In 2018, I went to Pompeii. I did not particularly want to go to Pompeii, but we were on vacation in Italy, and my partner wanted to go, and so I obliged. We could eat in Naples, I reasoned. Then even if I did not have fun in the hot sun amongst the rocks and ruins of an ancient town, I would still be happy. But I was wrong; I enjoyed it. How do you not fawn over a perfectly preserved mosaic floor laid carefully in the entryway to a opulent home almost two thousand years ago? How can you not need to catch your breath at a still-standing arch that has been excavated from thousands of tons of debris that buried it after a volcano exploded?

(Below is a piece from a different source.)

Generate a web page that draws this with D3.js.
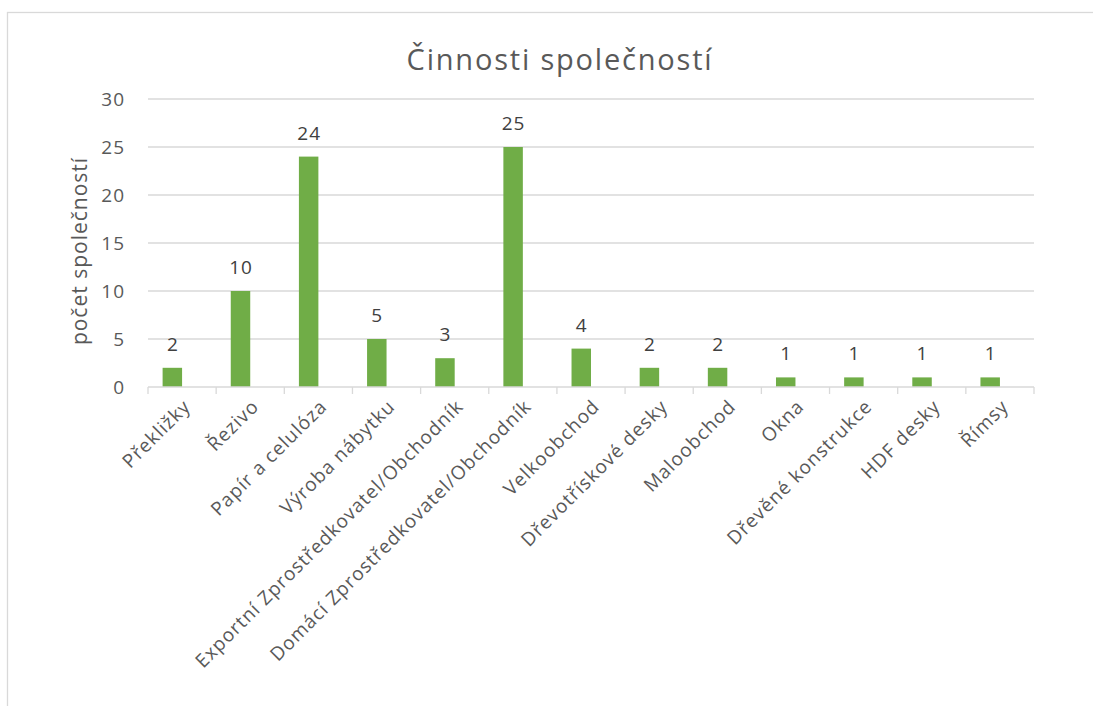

The only thing I did not like about Pompeii—besides the heat—was that I was denied full access. There was a whole-ass vineyard behind some very high walls that I was not allowed to touch, and worse, whole sections of the city were still roped off because archeologists were still painstakingly uncovering them. I respect science, and understand that they need excavations to abide by certain rules to make sure that everything stays as unbroken as possible. But also I went to the wrong entrance of Pompeii and wandered around without a map, and saw the sections I was not allowed to enter and it pained me. I wanted to go back there! I felt the pull of curiosity. And now I know why: There was a glass brain.
You may be imagining a beautiful Roman glass sculpture that is made to look like a human brain. You silly, silly guy. You absolute dummy. You are completely wrong! No no no. It is a human brain that has been turned to glass!

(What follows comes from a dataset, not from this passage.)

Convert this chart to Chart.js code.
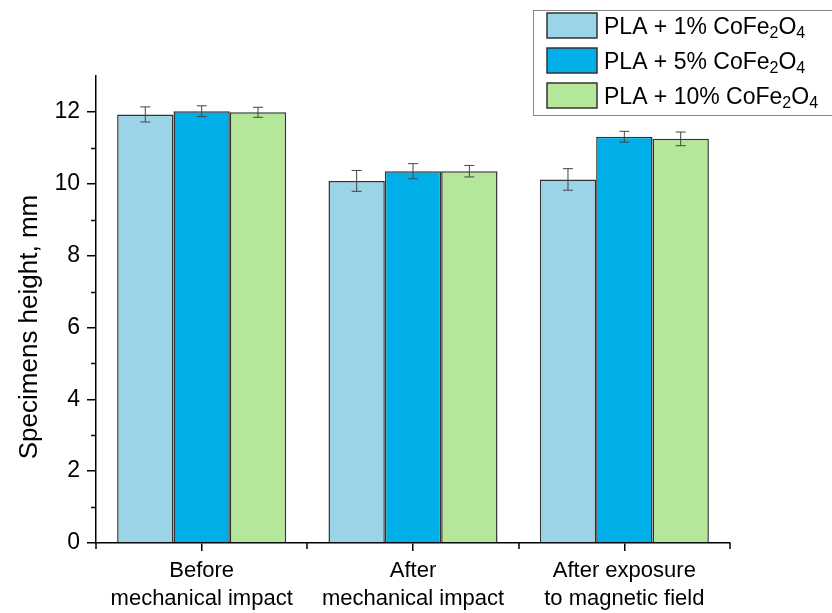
<!DOCTYPE html>
<html>
<head>
<meta charset="utf-8">
<script src="https://cdn.jsdelivr.net/npm/chart.js@4.4.1/dist/chart.umd.min.js"></script>
<style>
  html, body { margin: 0; padding: 0; background: #fff; }
  #wrap { width: 832px; height: 613px; position: relative; }
</style>
</head>
<body>
<div id="wrap"><canvas id="chart"></canvas></div>
<script>
const categories = [
  ['Before', 'mechanical impact'],
  ['After', 'mechanical impact'],
  ['After exposure', 'to magnetic field']
]
const seriesNames = ['PLA + 1% CoFe2O4', 'PLA + 5% CoFe2O4', 'PLA + 10% CoFe2O4']
const pla1 = [11.93, 10.08, 10.12]
const pla5 = [12.02, 10.35, 11.31]
const pla10 = [11.99, 10.35, 11.25]
const pla1Err = [0.21, 0.29, 0.30]
const pla5Err = [0.15, 0.21, 0.15]
const pla10Err = [0.14, 0.16, 0.19]
const yTicks = [0, 2, 4, 6, 8, 10, 12]

const colors = ['#9bd3e7', '#00aee8', '#b5e79a']
const FONT = '"Liberation Sans", Arial, sans-serif'

// error bars, extra ticks, rotated axis title, legend with subscripts
const extras = {
  id: 'extras',
  afterDatasetsDraw(chart) {
    const ctx = chart.ctx
    const y = chart.scales.y
    ctx.save()
    ctx.strokeStyle = '#444'
    ctx.lineWidth = 1
    chart.data.datasets.forEach((ds, i) => {
      const meta = chart.getDatasetMeta(i)
      meta.data.forEach((bar, j) => {
        const v = ds.data[j], e = ds.errors[j]
        const top = y.getPixelForValue(v + e), bot = y.getPixelForValue(v - e)
        ctx.beginPath()
        ctx.moveTo(bar.x, top); ctx.lineTo(bar.x, bot)
        ctx.moveTo(bar.x - 5, top); ctx.lineTo(bar.x + 5, top)
        ctx.moveTo(bar.x - 5, bot); ctx.lineTo(bar.x + 5, bot)
        ctx.stroke()
      })
    })
    ctx.restore()
  },
  afterDraw(chart) {
    const ctx = chart.ctx
    const x = chart.scales.x, y = chart.scales.y
    const area = chart.chartArea
    ctx.save()
    ctx.strokeStyle = '#000'
    ctx.lineWidth = 1.5
    // minor y ticks
    for (let v = 1; v < 13; v += 2) {
      const py = Math.round(y.getPixelForValue(v)) + 0.5
      ctx.beginPath(); ctx.moveTo(area.left - 5, py); ctx.lineTo(area.left, py); ctx.stroke()
    }
    // x ticks at category boundaries
    for (let k = 0; k <= categories.length; k++) {
      const px = Math.round(x.getPixelForValue(k - 0.5))
      ctx.beginPath(); ctx.moveTo(px, area.bottom); ctx.lineTo(px, area.bottom + 6); ctx.stroke()
    }
    // y axis title
    ctx.fillStyle = '#000'
    ctx.font = '26px ' + FONT
    ctx.textAlign = 'center'
    ctx.textBaseline = 'middle'
    ctx.translate(30, 327)
    ctx.rotate(-Math.PI / 2)
    ctx.fillText('Specimens height, mm', 0, 0)
    ctx.restore()

    // legend
    ctx.save()
    ctx.fillStyle = '#fff'
    ctx.fillRect(533, 10, 305, 105)
    ctx.strokeStyle = '#888'
    ctx.lineWidth = 1
    ctx.strokeRect(533.5, 10.5, 310, 105)
    chart.data.datasets.forEach((ds, i) => {
      const top = 13 + i * 35
      ctx.fillStyle = ds.backgroundColor
      ctx.fillRect(547, top, 50, 25)
      ctx.strokeStyle = '#333'
      ctx.lineWidth = 1.5
      ctx.strokeRect(547, top, 50, 25)
      ctx.fillStyle = '#000'
      ctx.textAlign = 'left'
      ctx.textBaseline = 'alphabetic'
      const base = top + 21
      const label = seriesNames[i].replace('CoFe2O4', 'CoFe')
      ctx.font = '23px ' + FONT
      let px = 604
      ctx.fillText(label, px, base); px += ctx.measureText(label).width
      ctx.font = '16px ' + FONT
      ctx.fillText('2', px, base + 4); px += ctx.measureText('2').width
      ctx.font = '23px ' + FONT
      ctx.fillText('O', px, base); px += ctx.measureText('O').width
      ctx.font = '16px ' + FONT
      ctx.fillText('4', px, base + 4)
    })
    ctx.restore()
  }
}

new Chart(document.getElementById('chart'), {
  type: 'bar',
  data: {
    labels: categories,
    datasets: [
      { label: seriesNames[0], data: pla1, errors: pla1Err, backgroundColor: colors[0] },
      { label: seriesNames[1], data: pla5, errors: pla5Err, backgroundColor: colors[1] },
      { label: seriesNames[2], data: pla10, errors: pla10Err, backgroundColor: colors[2] }
    ].map(d => Object.assign(d, {
      borderColor: '#333',
      borderWidth: 1.5,
      barPercentage: 1,
      categoryPercentage: 0.8
    }))
  },
  options: {
    responsive: true,
    maintainAspectRatio: false,
    animation: false,
    layout: { padding: { top: 76, right: 102, left: 0, bottom: 0 } },
    plugins: {
      legend: { display: false },
      tooltip: { enabled: false }
    },
    scales: {
      x: {
        afterFit: (s) => { s.height = 70 },
        border: { color: '#000', width: 1.5 },
        grid: { offset: false, drawOnChartArea: false, color: '#000', tickLength: 8, lineWidth: 1.5 },
        ticks: { color: '#000', padding: 6, font: { family: FONT, size: 22, lineHeight: 1.27 } }
      },
      y: {
        min: 0,
        max: 13,
        afterFit: (s) => { s.width = 96 },
        afterBuildTicks: (s) => { s.ticks = yTicks.map(v => ({ value: v })) },
        border: { color: '#000', width: 1.5 },
        grid: { drawOnChartArea: false, color: '#000', tickLength: 9, lineWidth: 1.5 },
        ticks: { color: '#000', padding: 7, font: { family: FONT, size: 23 } }
      }
    }
  },
  plugins: [extras]
})
</script>
</body>
</html>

The haters and loser said that the researchers who found the glass brain were wrong. They claimed that while it was indeed glass, it could not be brain, because they didn't understand how a brain could turn to glass. They didn't know anything!!! It is a brain, after all! We know now that it is a brain because scientists have used their fancy machines and determined that the glass contains cerebral tissue! The glass is the brain.
It is perhaps the only human brain to have ever been turned to glass, or at least the only one we know about. Natural glasses, I have learned from reading the new paper about how the glass brain was formed, happen sometimes on Earth, but it requires an improbably quick rise in temperature followed by an equally instantaneous cooling. The researchers posit that the glass brain was created by the very hot wave of ash released by eruption of Mount Vesuvius in 79 CE (estimated at 520 degrees Celsius) followed by a swift drop back to the ambient temperature. So now we think we know how the brain turned to glass, and also what part of the eruption of Vesuvius actually killed so many people. Two mysteries solved!

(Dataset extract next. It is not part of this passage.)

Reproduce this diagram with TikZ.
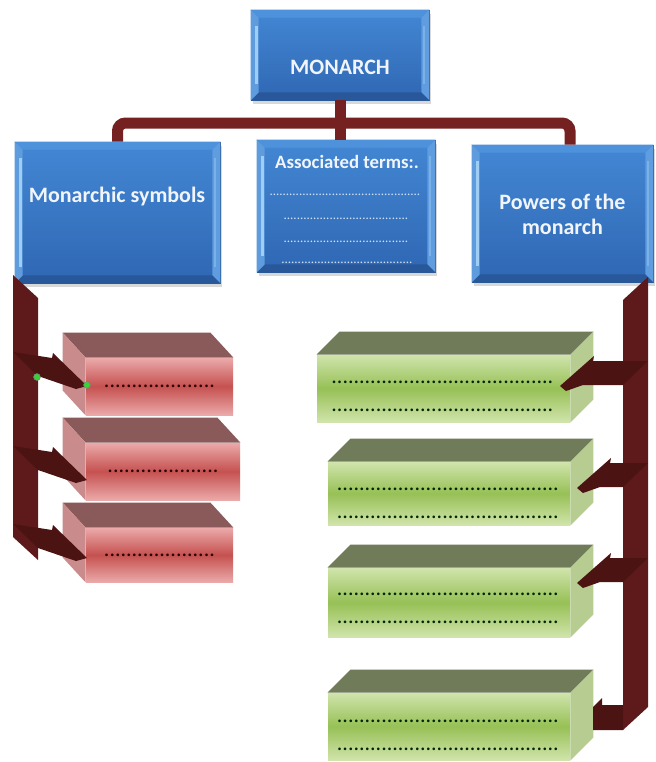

The glass brain was not technically in Pompeii. It was found in the nearby city of Herculaneum. When Mt. Vesuvius erupted, Herculaneum was hit with gases and heat that were even stronger than in Pompeii and so people died instantly. And one of them had his brain turned to glass inside his skull. But Herculaneum is even closer to Naples than Pompeii is! And the glass brain was found in 2018, the same year I was there! It could have been me who found it. It should have been!
The glass brain is black. It is shiny like obsidian. It is beautifully shaped like a cloud, amorphous, and strange, as if frozen in an eternal moment of motion. It looks so spiky. I want to hold it. I should have been the first to hold it!!
I would not have hit it with a hammer even though it certainly would shatter satisfyingly into a million beautiful pieces. No, I would have considered that, and set it aside in favor of adoration. The glass brain belonged to a young man, they think, probably 20 years old, who is believed to have been guarding the Collegium Augustalium, which was a big building for worshiping the deified emperors. I think he would have wanted me to find it.
I even have a theory for why his brain is glass and no other brains at Pompeii or Herculaneum are glass: I bet he was wearing a really special hat that no one else had.
Since I was not allowed to discover the glass brain and was in fact forbidden from doing so by archeologists who value "research" and "history," I should at least be allowed to touch it. But no one has called me yet.